Travis E. Oliphant oliphant@enthought....
Sun Jul 27 05:00:43 CDT 2008


Luis Pedro Coelho wrote:
> Hello all,
>
> Numpy arrays come with several reduce operations: sum(), std(), argmin(), 
> min(), ....
>
> The traditional implementation of these suffers from two big problems: It is 
> slow and it often allocates intermediate memory. I have code that is failing 
> with OOM (out of memory) exceptions in calls to ndarray.std(). I regularly 
> handle arrays with 100 million entries (have a couple of million objects * 20 
> features per object = 100 million doubles), so this is a real problem for me.
>   
Luis,

Thank you for your work and your enthusiasm.  You are absolutely right 
that the default implementations are generic and therefore potentially 
slower and more memory consuming.  There is generally a basic tradeoff 
between generic code and fast/memory-conserving code.   

The default implementations of std and var are much different than sum, 
min, argmin, etc.  The main difference is that the latter are direct 
reduce methods on the ufuncs while the former are generic extensions 
using "python written with the Python C-API."

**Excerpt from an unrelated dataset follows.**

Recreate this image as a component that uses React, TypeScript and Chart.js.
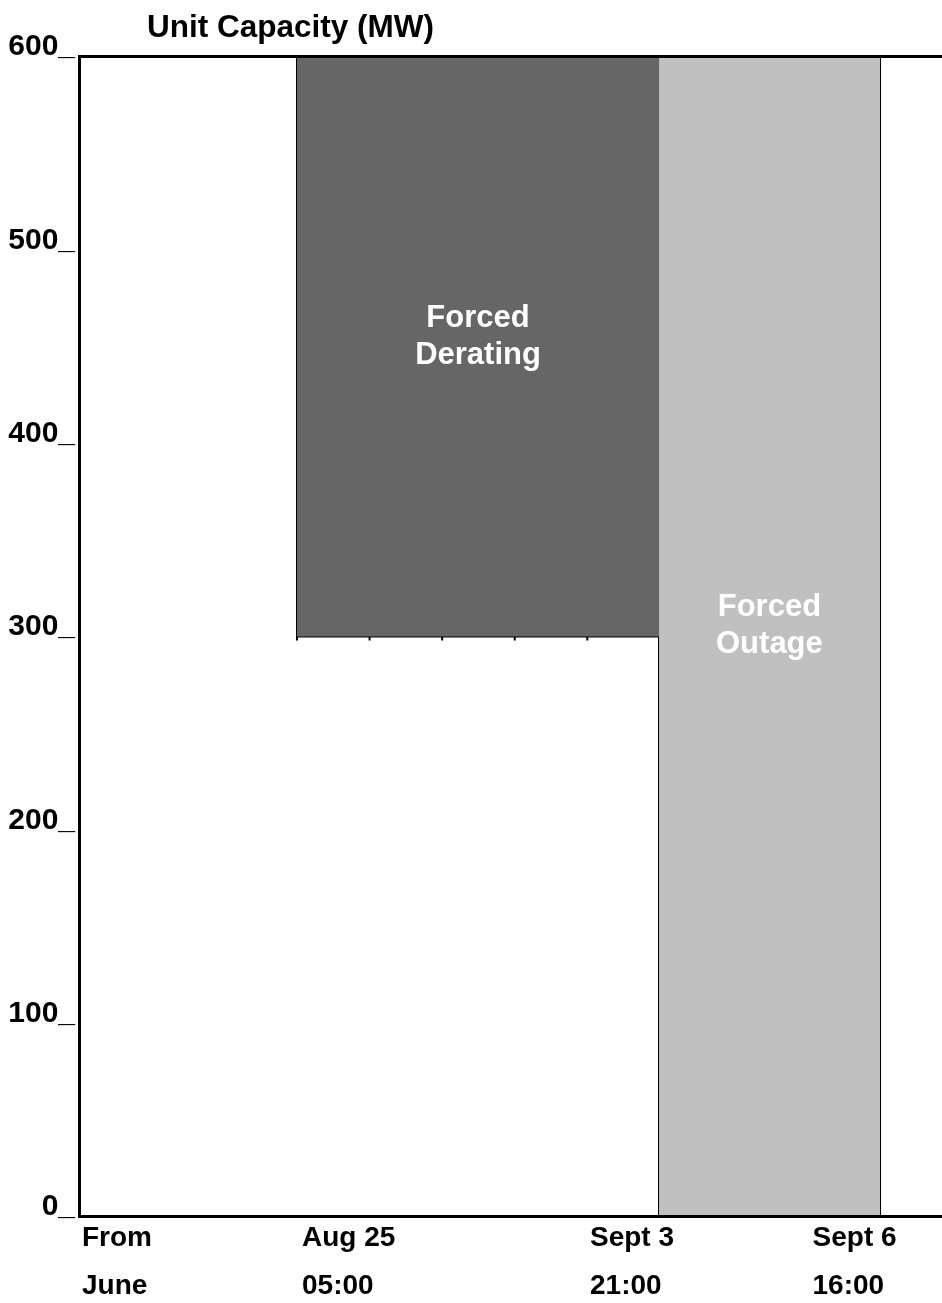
import React, { useEffect, useRef } from 'react';
import { Chart, registerables } from 'chart.js';

Chart.register(...registerables);

// ---- data ----
// schematic timeline (0 = start of axis, 100 = right edge of axis)
const chartTitle = 'Unit Capacity (MW)';
const yTickValues = [0, 100, 200, 300, 400, 500, 600];
const eventLabels = [
  ['From', 'June'],
  ['Aug 25', '05:00'],
  ['Sept 3', '21:00'],
  ['Sept 6', '16:00'],
];
const eventLabelPositions = [0.35, 25.84, 59.21, 85.0];

// Forced derating: capacity reduced from 600 MW to 300 MW
const deratingX = [25.26, 67.21];
const deratingLevel = [300, 300];
const deratingOutlineX = [25.26, 25.26, 67.21, 67.21];
const deratingOutlineY = [600, 300, 300, 600];

// Forced outage: capacity reduced to 0 MW
const outageX = [67.21, 92.82];
const outageLevel = [0, 0];
const outageOutlineX = [67.21, 67.21, 92.82, 92.82];
const outageOutlineY = [0, 600, 600, 0];

// hour marks under the derating block
const hourMarksX = [25.26, 33.67, 42.08, 50.49, 58.9];
const hourMarksY = [300, 300, 300, 300, 300];

const regionNames = [
  ['Forced', 'Derating'],
  ['Forced', 'Outage'],
];
const regionLabelX = [46.24, 80.0];
const regionLabelY = [455, 305.5];

const FONT = "'Liberation Sans', Arial, Helvetica, sans-serif";

const toPts = (xs: number[], ys: number[]) => xs.map((x, i) => ({ x, y: ys[i] }));

const headlinePlugin = {
  id: 'headline',
  afterDraw(chart: any) {
    const ctx = chart.ctx;
    ctx.save();
    ctx.font = `bold 31.5px ${FONT}`;
    ctx.fillStyle = '#000';
    ctx.textAlign = 'left';
    ctx.textBaseline = 'middle';
    ctx.fillText(chartTitle, 147, 28);
    ctx.restore();
  },
};

const regionLabelPlugin = {
  id: 'regionLabels',
  afterDatasetsDraw(chart: any) {
    const ctx = chart.ctx;
    const xs = chart.scales.x;
    const ys = chart.scales.y;
    ctx.save();
    ctx.font = `bold 31px ${FONT}`;
    ctx.fillStyle = '#ffffff';
    ctx.textAlign = 'center';
    ctx.textBaseline = 'middle';
    const lh = 37;
    regionNames.forEach((lines, i) => {
      const cx = xs.getPixelForValue(regionLabelX[i]);
      const cy = ys.getPixelForValue(regionLabelY[i]);
      lines.forEach((t, j) => {
        ctx.fillText(t, cx, cy + (j - (lines.length - 1) / 2) * lh);
      });
    });
    ctx.restore();
  },
};

const noPad = (scale: any) => {
  scale.paddingLeft = 0;
  scale.paddingRight = 0;
  scale.paddingTop = 0;
  scale.paddingBottom = 0;
};

function CapacityChart() {
  const ref = useRef<HTMLCanvasElement | null>(null);

  useEffect(() => {
    if (!ref.current) return;
    Chart.defaults.font.family = FONT;
    Chart.defaults.color = '#000';
    const chart = new Chart(ref.current, {
      type: 'line',
      data: {
        datasets: [
          {
            label: 'Forced Derating',
            data: toPts(deratingX, deratingLevel),
            fill: 'end',
            backgroundColor: '#666666',
            borderWidth: 0,
            pointRadius: 0,
          },
          {
            label: 'Forced Outage',
            data: toPts(outageX, outageLevel),
            fill: 'end',
            backgroundColor: '#c0c0c0',
            borderWidth: 0,
            pointRadius: 0,
          },
          {
            label: 'derating outline',
            data: toPts(deratingOutlineX, deratingOutlineY),
            fill: false,
            borderColor: '#000',
            borderWidth: 2,
            pointRadius: 0,
            tension: 0,
          },
          {
            label: 'outage outline',
            data: toPts(outageOutlineX, outageOutlineY),
            fill: false,
            borderColor: '#000',
            borderWidth: 2,
            pointRadius: 0,
            tension: 0,
          },
          {
            label: 'hour marks',
            data: toPts(hourMarksX, hourMarksY),
            showLine: false,
            pointStyle: 'line',
            rotation: 90,
            pointRadius: 4,
            borderColor: '#000',
            borderWidth: 2,
            clip: false as any,
          },
        ],
      } as any,
      options: {
        animation: false,
        responsive: true,
        maintainAspectRatio: false,
        layout: { autoPadding: false, padding: { top: 56.5, left: 0, right: 0, bottom: 0 } },
        plugins: {
          legend: { display: false },
          tooltip: { enabled: false },
          title: { display: false },
        },
        scales: {
          x: {
            type: 'linear',
            position: 'bottom',
            min: 0,
            max: 100,
            grid: { display: false, drawTicks: false },
            border: { display: true, color: '#000', width: 3, z: 2 } as any,
            afterBuildTicks: (scale: any) => {
              scale.ticks = eventLabelPositions.map((v) => ({ value: v }));
            },
            afterFit: (scale: any) => {
              scale.height = 86.5;
              noPad(scale);
            },
            ticks: {
              autoSkip: false,
              maxRotation: 0,
              minRotation: 0,
              align: 'start',
              padding: -2,
              color: '#000',
              font: { size: 28, weight: 'bold', lineHeight: 48 / 28 },
              callback: (_v: any, i: number) => eventLabels[i],
            },
          },
          xTop: {
            type: 'linear',
            position: 'top',
            min: 0,
            max: 100,
            grid: { display: false, drawTicks: false },
            border: { display: true, color: '#000', width: 3, z: 2 } as any,
            ticks: { display: false },
            afterFit: (scale: any) => {
              scale.height = 0;
              noPad(scale);
            },
          },
          y: {
            type: 'linear',
            min: 0,
            max: 600,
            grid: { display: false, drawTicks: false },
            border: { display: true, color: '#000', width: 3, z: 2 } as any,
            afterBuildTicks: (scale: any) => {
              scale.ticks = yTickValues.map((v) => ({ value: v }));
            },
            afterFit: (scale: any) => {
              scale.width = 79;
              noPad(scale);
            },
            ticks: {
              padding: 4,
              color: '#000',
              font: { size: 30, weight: 'bold', lineHeight: 19 / 30 },
              callback: (v: any) => [`${v}_`, ''],
            },
          },
        },
      } as any,
      plugins: [headlinePlugin, regionLabelPlugin],
    });
    return () => chart.destroy();
  }, []);

  return (
    <div style={{ position: 'absolute', left: 0, top: 0, width: 942, height: 1303 }}>
      <canvas ref={ref} />
    </div>
  );
}

export default function App() {
  return <CapacityChart />;
}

Your approach using C++ templates is interesting, and I'm very glad for 
your explanation and your releasing of the code as open source.    I'm 
not prepared to start using C++ in NumPy, however, so your code will 
have to serve as an example only. 

One way to do this without using templates is to extend the dtype 
functions array with additional function pointers (std, and var).  This 
has been done several times in the past and it is probably advisable.  
In that case your code could very likely be used (using the C-compatible 
portions).  I'm grateful you are willing to re-license that part of your 
code as BSD so that it can possibly be used in NumPy.

Thanks so much.  It is exciting to see interest in the code especially 
from students.

Best regards,


-Travis


P.S.  Specific answers to some of your questions below.

> I am not correctly implementing the dtype parameter. I thought it controlled 
> the type of the intermediate results, but if I do
>   
The dtype parameter controls the type of the "reduction" but not the 
final result (which is always a float for the mean because of the 
division).
> I see three possible paths for this:
> 	(1) You agree that this is nice, it achieves good results and I should strive 
> to integrate this into numpy proper, replacing the current implementation. I 
> would start a branch in numpy svn and implement it there and finally merge 
> into the main branch. I would be perfectly happy to relicense to BSD if this 
> is the case.
>   
The idea of your code is great, but the C++ implementation cannot be 
directly used.
> 	One could think of the array-to-array (A+B, A+=2, A != B,...) operations 
> using a similar scheme
> 	This would imply that part of the C API would be obsoleted: the whole 
> functions array would stop making sense. I don't know how widespread it's 
> used.
>   
I don't know what you mean by the "functions array".  If you are talking 
about the ufuncs, then yes it is widespread.